If we consult the Dependency Inversion Principle, whose goal is to reduce coupling, it states:

1. High-level modules should not import anything from low-level modules. Both should depend on abstractions (e.g., interfaces).

2. Abstractions should not depend on details. Details (concrete implementations) should depend on abstractions.

This seems to indicate that coupling happens when we depend on concrete classes and not in interfaces, i.e., we depend on the design and not in the implementations. Of course in early stages an interface can change and will affect everything but after those initial stages interfaces are expected not to change as much as the implementations, and if you segregate the interfaces (Interface Segregation Principle) you protect yourself against that.

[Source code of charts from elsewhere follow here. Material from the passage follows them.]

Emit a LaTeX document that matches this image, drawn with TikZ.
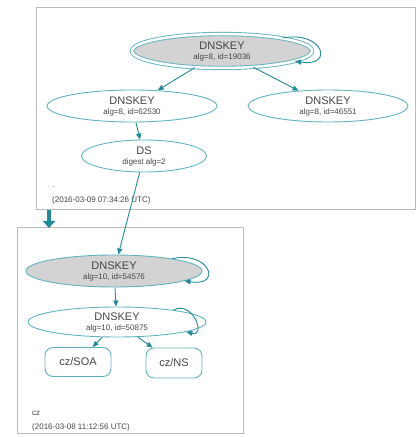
\documentclass[tikz,border=0pt]{standalone}
\usepackage{fontspec}
\setmainfont{Liberation Sans}
\usetikzlibrary{shapes.geometric,arrows.meta}
\definecolor{edgec}{HTML}{1E8A9A}
\definecolor{nodec}{HTML}{5FB3C0}
\definecolor{boxc}{HTML}{BBBBBB}
\definecolor{txtc}{HTML}{444444}
\definecolor{ksk}{HTML}{D3D3D3}
\tikzset{
  x=1pt,y=1pt,
  zonebox/.style={draw=boxc,line width=1pt},
  keynode/.style={ellipse,draw=nodec,line width=0.9pt,inner sep=0pt,text=txtc,align=center,font=\fontsize{11}{11}\selectfont},
  rrnode/.style={rectangle,rounded corners=8pt,draw=nodec,line width=0.9pt,inner sep=0pt,text=txtc,font=\fontsize{11}{11}\selectfont},
  sub/.style={font=\fontsize{8}{9}\selectfont},
  edge/.style={draw=edgec,line width=0.9pt,-{Triangle[length=6pt,width=5pt]}},
  note/.style={anchor=west,text=txtc,inner sep=0pt,font=\fontsize{8}{9}\selectfont}
}
\begin{document}
\begin{tikzpicture}
\useasboundingbox (0,0) rectangle (419,437);
% zone boxes
\draw[zonebox] (36,429) rectangle (415,227);
\draw[zonebox] (17,209) rectangle (243,3);
% root zone nodes
\node[keynode,fill=ksk,double=white,double distance=2.5pt,minimum width=180pt,minimum height=34pt] (root) at (222,386) {DNSKEY\\[-1pt]{\fontsize{8}{9}\selectfont alg=8, id=19036}};
\node[keynode,minimum width=170pt,minimum height=32pt] (zska) at (132,331) {DNSKEY\\[-1pt]{\fontsize{8}{9}\selectfont alg=8, id=62530}};
\node[keynode,minimum width=160pt,minimum height=32pt] (zskb) at (328,331) {DNSKEY\\[-1pt]{\fontsize{8}{9}\selectfont alg=8, id=46551}};
\node[keynode,minimum width=125pt,minimum height=32pt] (ds) at (144,281) {DS\\[-1pt]{\fontsize{8}{9}\selectfont digest alg=2}};
\node[note] (rootname) at (52,250) {.};
\node[note] (rootdate) at (52,237) {(2016-03-09 07:34:26 UTC)};
% cz zone nodes
\node[keynode,fill=ksk,minimum width=176pt,minimum height=32pt] (czksk) at (114,166) {DNSKEY\\[-1pt]{\fontsize{8}{9}\selectfont alg=10, id=54576}};
\node[keynode,minimum width=178pt,minimum height=30pt] (czzsk) at (117,115) {DNSKEY\\[-1pt]{\fontsize{8}{9}\selectfont alg=10, id=50875}};
\node[rrnode,minimum width=66pt,minimum height=29pt] (soa) at (78,75) {cz/SOA};
\node[rrnode,minimum width=56pt,minimum height=30pt] (ns) at (174,74) {cz/NS};
\node[note] (czname) at (32,24) {cz};
\node[note] (czdate) at (32,10) {(2016-03-08 11:12:56 UTC)};
% zone delegation arrow
\coordinate (dA) at (49,227);
\coordinate (dB) at (49,209);
\draw[draw=edgec,line width=4pt,-{Triangle[length=7pt,width=12pt]}] (dA) -- (dB);
% edges
\draw[edge] (root) -- (zska);
\draw[edge] (root) -- (zskb);
\draw[edge] (zska) -- (ds);
\draw[edge] (ds) -- (czksk);
\draw[edge] (czksk) -- (czzsk);
\draw[edge] (czzsk) -- (soa);
\draw[edge] (czzsk) -- (ns);
% self loops
\draw[edge] (root.12) .. controls +(40,8) and +(40,-6) .. (root.-8);
\draw[edge] (czksk.12) .. controls +(38,8) and +(38,-6) .. (czksk.-8);
\draw[edge] (czzsk.12) .. controls +(20,10) and +(20,-6) .. (czzsk.-8);
\end{tikzpicture}
\end{document}
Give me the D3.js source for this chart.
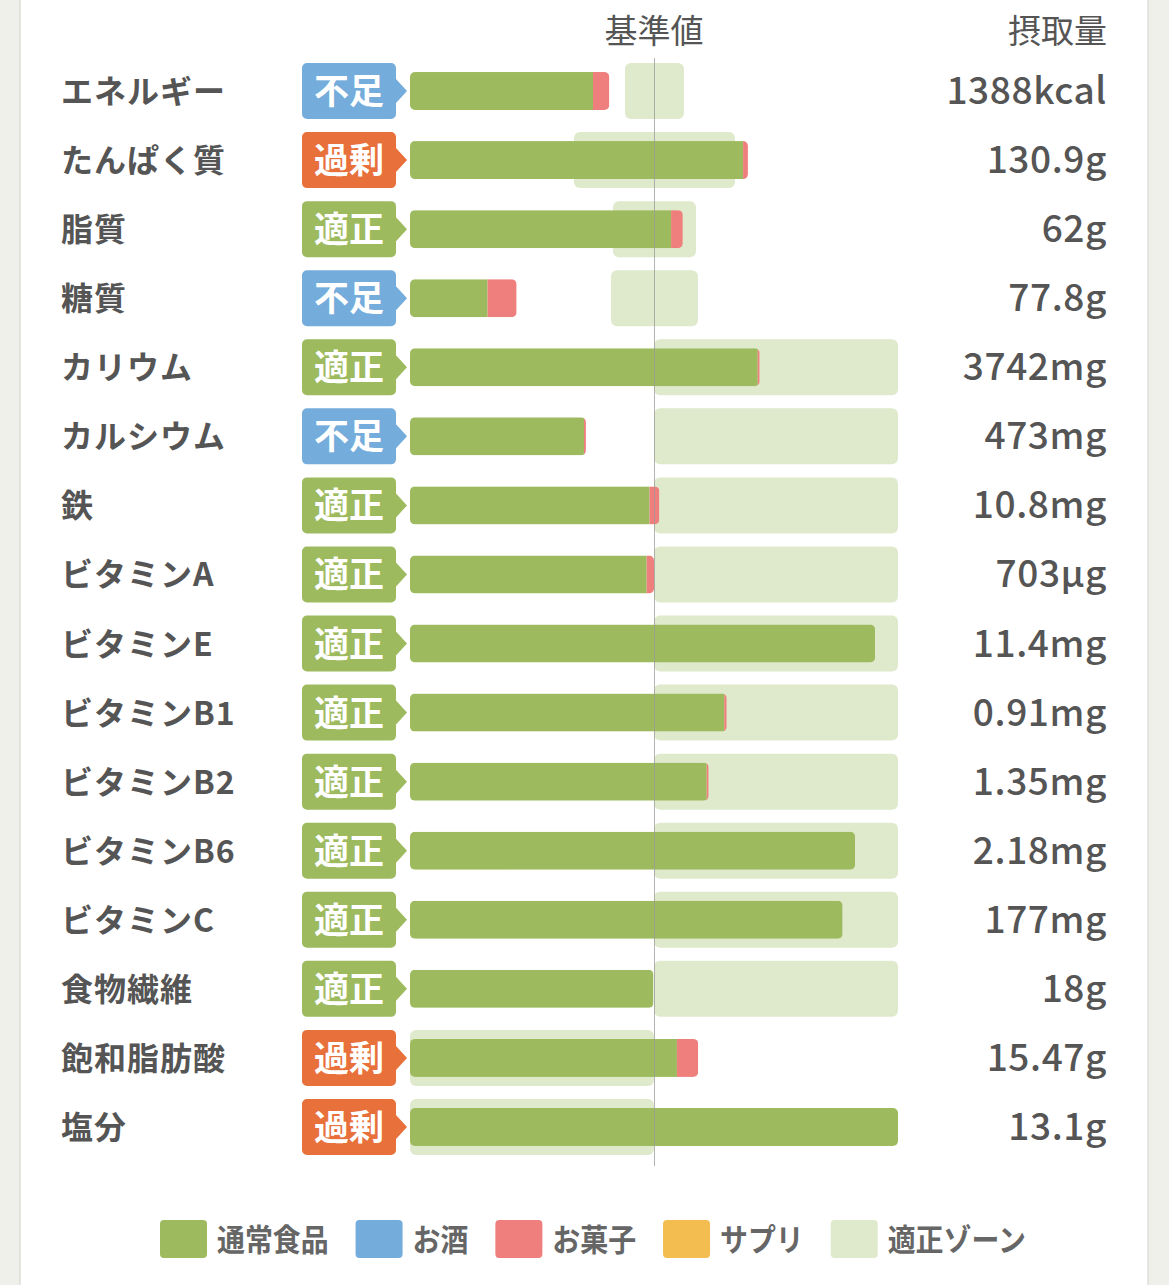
<!DOCTYPE html>
<html>
<head>
<meta charset="utf-8">
<script src="https://cdn.jsdelivr.net/npm/d3@7"></script>
<style>
  body { margin: 0; background: #f0f0eb; }
  svg { display: block; }
  text { font-family: "Noto Sans CJK JP", "Noto Sans", sans-serif; }
</style>
</head>
<body>
<svg id="chart" width="1169" height="1285"></svg>
<script>
// nutrients, top to bottom
var nutrients = ["エネルギー", "たんぱく質", "脂質", "糖質", "カリウム", "カルシウム", "鉄",
  "ビタミンA", "ビタミンE", "ビタミンB1", "ビタミンB2", "ビタミンB6", "ビタミンC",
  "食物繊維", "飽和脂肪酸", "塩分"];
var statuses = ["不足", "過剰", "適正", "不足", "適正", "不足", "適正", "適正", "適正", "適正",
  "適正", "適正", "適正", "適正", "過剰", "過剰"];
var intakeLabels = ["1388kcal", "130.9g", "62g", "77.8g", "3742mg", "473mg", "10.8mg", "703µg",
  "11.4mg", "0.91mg", "1.35mg", "2.18mg", "177mg", "18g", "15.47g", "13.1g"];

// % of the reference value (基準値 = 100)
var food       = [75.0, 136.5, 107.0, 31.8, 142.5, 71.3, 98.2, 97.0, 190.6, 128.8, 121.6, 182.4, 177.3, 99.8, 109.4, 200];
var alcohol    = [0, 0, 0, 0, 0, 0, 0, 0, 0, 0, 0, 0, 0, 0, 0, 0];
var snack      = [6.7, 2.0, 4.8, 11.9, 0.8, 0.8, 4.0, 3.0, 0, 1.0, 0.8, 0, 0, 0, 8.7, 0];
var supplement = [0, 0, 0, 0, 0, 0, 0, 0, 0, 0, 0, 0, 0, 0, 0, 0];
var zoneLow    = [88.1, 67.2, 83.2, 82.4, 100, 100, 100, 100, 100, 100, 100, 100, 100, 100, 0, 0];
var zoneHigh   = [112.3, 133.2, 117.2, 118.0, 200, 200, 200, 200, 200, 200, 200, 200, 200, 200, 100, 100];

var seriesKeys = ["food", "alcohol", "snack", "supplement"];
var legendLabels = ["通常食品", "お酒", "お菓子", "サプリ", "適正ゾーン"];

var colors = {food: "#9dbb5e", alcohol: "#74acdc", snack: "#ef7f7c", supplement: "#f3bd50", zone: "#dfe9cc"};
var statusColors = {"不足": "#74acdc", "過剰": "#e8703b", "適正": "#9dbb5e"};
var textColor = "#555";

var rows = nutrients.map(function(n, i) {
  return {name: n, food: food[i], alcohol: alcohol[i], snack: snack[i], supplement: supplement[i],
    lo: zoneLow[i], hi: zoneHigh[i], status: statuses[i], label: intakeLabels[i]};
});

var svg = d3.select("#chart");

// card
svg.append("rect").attr("x", 20).attr("y", -2).attr("width", 1128).attr("height", 1290)
  .attr("fill", "#fff").attr("stroke", "#deded8").attr("stroke-width", 1.5);

var x = d3.scaleLinear().domain([0, 200]).range([410, 898]);
var y = d3.scaleBand().domain(nutrients).range([56.5, 1161.5]);

var barH = 38, zoneH = 56;

// headers
svg.append("text").attr("x", x(100)).attr("y", 43).attr("text-anchor", "middle")
  .attr("font-size", 33).attr("fill", textColor).text("基準値");
svg.append("text").attr("x", 1107).attr("y", 43).attr("text-anchor", "end")
  .attr("font-size", 33).attr("fill", textColor).text("摂取量");

var row = svg.selectAll("g.row").data(rows).enter().append("g")
  .attr("class", "row")
  .attr("transform", function(d) { return "translate(0," + (y(d.name) + y.bandwidth() / 2) + ")"; });

// nutrient names
row.append("text").attr("x", 61).attr("y", 12)
  .attr("font-size", 32).attr("font-weight", 700).attr("fill", textColor)
  .attr("letter-spacing", 1)
  .text(function(d) { return d.name; });

// status badge with a small arrow on the right
function badgePath(x0, y0, w, h, r, aw, ah) {
  var p = d3.path(), cy = y0 + h / 2;
  p.moveTo(x0 + r, y0);
  p.lineTo(x0 + w - r, y0);
  p.arcTo(x0 + w, y0, x0 + w, y0 + r, r);
  p.lineTo(x0 + w, cy - ah);
  p.lineTo(x0 + w + aw, cy);
  p.lineTo(x0 + w, cy + ah);
  p.lineTo(x0 + w, y0 + h - r);
  p.arcTo(x0 + w, y0 + h, x0 + w - r, y0 + h, r);
  p.lineTo(x0 + r, y0 + h);
  p.arcTo(x0, y0 + h, x0, y0 + h - r, r);
  p.lineTo(x0, y0 + r);
  p.arcTo(x0, y0, x0 + r, y0, r);
  p.closePath();
  return p.toString();
}

row.append("path")
  .attr("d", badgePath(302, -28, 94, 56, 5, 11, 12))
  .attr("fill", function(d) { return statusColors[d.status]; });
row.append("text").attr("x", 349).attr("y", 13).attr("text-anchor", "middle")
  .attr("font-size", 35).attr("font-weight", 700).attr("fill", "#fff")
  .text(function(d) { return d.status; });

// target zone
row.append("rect")
  .attr("x", function(d) { return x(d.lo); })
  .attr("width", function(d) { return x(d.hi) - x(d.lo); })
  .attr("y", -zoneH / 2).attr("height", zoneH).attr("rx", 6)
  .attr("fill", colors.zone);

// stacked intake bars, clipped to a rounded outline
var stacked = d3.stack().keys(seriesKeys)(rows);

row.append("clipPath")
  .attr("id", function(d, i) { return "clip" + i; })
  .append("rect")
  .attr("x", x(0))
  .attr("width", function(d) { return x(d3.sum(seriesKeys, function(k) { return d[k]; })) - x(0); })
  .attr("y", -barH / 2).attr("height", barH).attr("rx", 5);

row.each(function(d, i) {
  var g = d3.select(this).append("g").attr("clip-path", "url(#clip" + i + ")");
  stacked.forEach(function(s) {
    var seg = s[i];
    if (seg[1] - seg[0] <= 0) return;
    g.append("rect")
      .attr("x", x(seg[0]))
      .attr("width", x(seg[1]) - x(seg[0]))
      .attr("y", -barH / 2).attr("height", barH)
      .attr("fill", colors[s.key]);
  });
});

// intake value
row.append("text").attr("x", 1107).attr("y", 13).attr("text-anchor", "end")
  .attr("font-size", 37).attr("font-weight", 500).attr("fill", textColor)
  .attr("letter-spacing", 0.6)
  .text(function(d) { return d.label; });

// reference line
svg.append("line")
  .attr("x1", x(100) + 0.5).attr("x2", x(100) + 0.5)
  .attr("y1", 58).attr("y2", 1166)
  .attr("stroke", "#9a9a9a").attr("stroke-opacity", 0.75).attr("stroke-width", 1);

// legend
var legendColors = [colors.food, colors.alcohol, colors.snack, colors.supplement, colors.zone];
var legend = svg.append("g").attr("transform", "translate(160,1220)");
var lx = 0;
legendLabels.forEach(function(lab, i) {
  legend.append("rect").attr("x", lx).attr("y", 0).attr("width", 47).attr("height", 38)
    .attr("rx", 4).attr("fill", legendColors[i]);
  var t = legend.append("text").attr("x", 0).attr("y", 31)
    .attr("font-size", 31).attr("font-weight", 700).attr("fill", "#666")
    .attr("transform", "translate(" + (lx + 57) + ",0) scale(0.9,1)")
    .text(lab);
  lx += 57 + t.node().getComputedTextLength() * 0.9 + 27;
});
</script>
</body>
</html>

The more abstract something is, the less prone to change it is. So we should strive to depend on the things that change the less often, i.e., the more abstract components.

So the code that declares the variable as being a Fruit has less coupling than the one that declares it as being an Orange, provided that you use some creational pattern to keep instantiations in a separate place, perhaps a factory.

Answer 4

After thinking about this for a while and posting a comment which maybe wasn't clear, I think this assertion is incorrect:

Because I think "coupling" of a class is about counting how many other class names appeared in the source file, for example:

Perhaps there's a type of coupling which has been defined by the number of other classes referenced in a class, but if so, I don't think it's a useful or especially meaningful metric. The reset of the answer will be an attempt to explain why.

In your original example, you compare the following two statements:

// option A
Fruit obj=new Orange();
// option B
Orange obj=new Orange();

Where Orange implements Fruit.

And you ask whether option A introduces more coupling than option B. I would assert that at the very least there is no additional coupling in A versus B. The reason is that in option B, the code is still coupled to the Fruit interface through a transitive dependency. While it's possible that when using option B, you could use parts of Orange that are not part of Fruit, if you do that, A was never a viable option anyway. I'll come back to this later.

To make this clear, consider what happens if the Fruit interface is modified when using option B: you will likely need to modify Orange as well, and those changes will potentially modify how you use Orange in your classes. And if Fruit changes in a way that doesn't require changes to Orange (such as a default method) those still become part of Orange. None of that changes when you explicitly type as Fruit. Using Orange means using Fruit. Using option B doesn't make you any less coupled to Fruit.

But wait, there's more. I would actually argue that using Option A can increase your coupling. The simple reason is that by using the Fruit type, you eliminate the possibility of coupling to other interfaces and classes aside from Fruit. Let's say Orange also implements Citrus. If you type your variable as Orange you are now transitively coupled to both interfaces, especially if you use those Citrus methods. By using Fruit, you narrow the coupling to what Fruit provides.

I kind of hate these sorts of examples because trying to come up with meaningful methods that would make sense for a Citrus interface hurts my brain. So instead, let's talk about Collection types. This kind of thing is very relevant when using Collections in code.

// option A
Collection items = new ArrayList();
// option B
List items = new ArrayList();
// option C
ArrayList items = new ArrayList();

Where ArrayList implements List, and List implements Collection.

Which should we use? As usual, the answer is (IMO) that you should use the most common (or more abstract) type that supports your needs. If all you need is a Collection (i.e, you don't care about order or whether duplicate items can be added,) you should prefer Collection as your variable type. If you need List capabilities as well, you should prefer List. If for some reason you need to use ArrayList specific methods such as trimToSize(), then you should use that as your variable type (you have no choice, really.)

This minimizes your coupling to the simplest of the three that meets your needs. This makes the code more obvious and simpler to modify later.